Fast fashion companies like Inditex (Zara), H&M, and Fast Retailing (Uniqlo) that came into their own after the 2000s are now some of the strongest players in the global fashion industry. Their niche, "fast fashion," refers to their ability to capture the latest fashion trends and bring them to the public as quickly as fast food. Global fast fashion businesses over the past five years have been characterized by high revenue growth (15%) that far exceeds industry averages, and profit margins (10%) that surpass those of global IT firms. Their success has done much to counter the conventional wisdom that apparel is a declining industry with little potential for profits.

Fast fashion owes its global success to "out-of-the-box" thinking that departs from convention by carefully studying changes in the environment, particularly today's shortened fashion product cycles, as well as the rise of emerging markets (particularly in Asia) and the fragmentation of the industry's value chain. These departures from convention include: ① A shift from "planned production" to quick response production that responds to changes in the market ad hoc, instead of anticipating demand and preparing products for the season in advance. ② A shift from "local business" to "global business," with globalized HR and operations, and a focus on attaining dominance in emerging markets. ③ A shift from following trends to leading trends, by continuously providing leadership and innovation in new products instead of imitating famous designers. ④ A shift from media centric marketing to spatial marketing, by using retail space to directly reach customers a nd build brand identity, instead of relying on traditional advertising.
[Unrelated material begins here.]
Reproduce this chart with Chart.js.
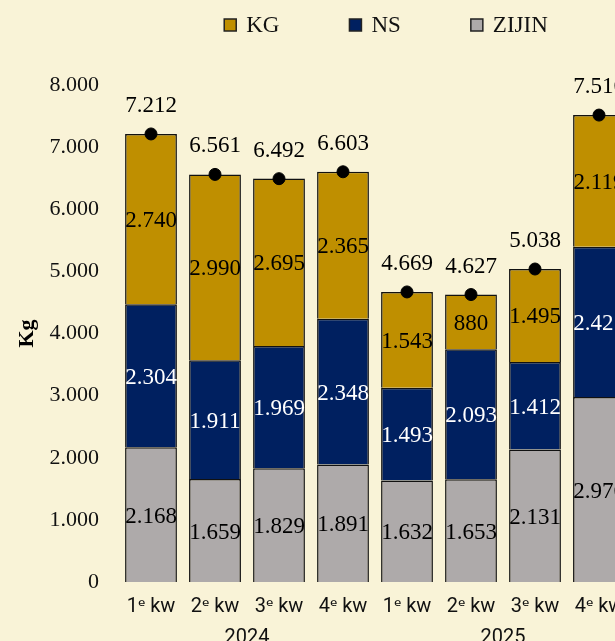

Fast fashion has proven that industries that have long faced low profits and low growth can monitor changes in the environment and reinvent their ways of doing business to seize new opportunities. Lessons learned from fast fashion include: ① Businesses have to pursue "quick management" to respond to the environment. By strengthening consumer monitoring, they can build a base for product planning, production, supplies, distribution, and marketing. ② Businesses must secure global competitiveness by reinvention and process innovation from a perspective that departs from existing convention. ③ A flexible and creative culture is needed to create constant change.